Diana Smith
Diana Smith is the Associate Director for Mintel’s US Retail and Apparel Reports. Diana writes reports and explores trends in the retail and apparel categories.

Amazon is the largest e-commerce retailer in the world and shows no signs of slowing down despite turning 25 this year. The retailer continues to offer new forms of convenience and value to its customers which keep them engaged, satisfied and coming back. Besides its diversification, Amazon’s “silver bullet” that leads to high retention rates is its Amazon Prime membership program which reportedly heralds over 105 million subscribers, making it the second-largest subscription-based model after Netflix.

According to Mintel research on Amazon, two-thirds of Prime subscribers say they are “highly satisfied” with Prime’s value. Despite the company instilling a rate hike a year ago to $119 per year, no apparent signs of attrition are expected. In fact, we can expect that Amazon will up its membership levels once again during its annual Prime Day extravaganza.

But how do consumers really feel about Amazon?

Does Amazon fill functional or emotional needs?

One-fifth of Amazon shoppers admit they couldn’t live without Amazon and are addicted to shopping, while one-third say it’s their favorite place to shop. These sentiments are much higher among Prime members. But why do they love Amazon so much? Is it because Amazon fulfills their emotional or functional needs, or both? Consumers tend to be more loyal to companies who share their own beliefs, morals and values. However, Mintel research suggests that consumers’ love affair with the e-commerce giant can be described more as infatuation rather than true love.

A majority of shoppers most closely associate Amazon with being a “money saver” and a “time saver” – both functional in nature.

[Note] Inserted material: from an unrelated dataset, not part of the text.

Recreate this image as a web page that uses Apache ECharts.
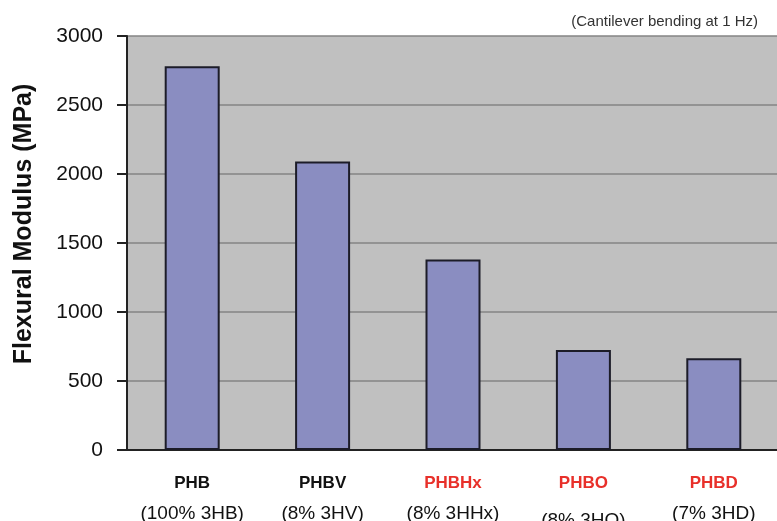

Shoppers rank Amazon above all major competitors on nearly all attributes including delivery, ease of use and product selection. In other terms, Amazon consistently overdelivers on consumers’ functional needs as it relates to convenience and ease of use. The retailer has enlightened its customers to a new, more convenient way to shop with more than four in 10 agreeing Amazon has redefined what convenience means when it comes to shopping. It’s also raised the bar in terms of setting expectations for other retailers: 27% of consumers expect more from other retailers they shop because of what Amazon delivers. This is the “the Amazon effect” in a nutshell, which has also led other retailers and brands to change the way they do business in order to try and steal away the hearts of Amazon’s core customers.

Consumers’ strong feelings toward the brand are not rooted in emotional needs, such as attributes in brand confidence, moral beliefs and a love of what the brand stands for. Rather, consumers’ high affinity is grounded in transactional and functional needs. A majority of shoppers most closely associate Amazon with being a “money saver” and a “time saver” – both functional in nature. However, when it comes to more emotionally-grounded attributes such as being genuine, personal and loveable, Amazon scores low comparatively, with a quarter or less of shoppers giving it credit for these traits.

This insight casts light on some of Amazon’s vulnerabilities, and causes one to ponder what might happen if another retailer offers a better value proposition. Will consumers stay loyal to Amazon or move on to explore new opportunities? This remains to be seen, as consumer loyalty to Amazon is strong. Amazon has garnered high levels of trust: nearly half of consumers view the retailer as trustworthy. This is a strong advantage that Amazon has, as trust is an important foundational element to any meaningful and lasting relationship. There are signs of a soft undercurrent of discord though, with 14% of consumers thinking Amazon is “too powerful.” The demographic that Amazon covets the most – young affluents – is even more likely to agree with this statement (24%).

What we think

While consumers do “love” Amazon, it’s questionable whether this love will result in a long-term, lasting relationship over time. According to Mintel research on online shopping, more than four in 10 online shoppers say their favorite retailers are those that feel like friends. Additionally, most online discussion panelists expressed an interest in being friends with Amazon if Amazon were a person. Consumers’ love affair with Amazon may end up turning into a “just friends” scenario after all. Regardless, Amazon has an opportunity to deepen the emotional relationship with its customers. As other retailers improve their own delivery and convenience, Amazon’s ownership of these attributes will wane, and a deeper relationship will be needed to retain customer loyalty. For now, whether it’s love or infatuation that drives them, consumers remained firmly attracted and committed to Amazon’s alluring ways.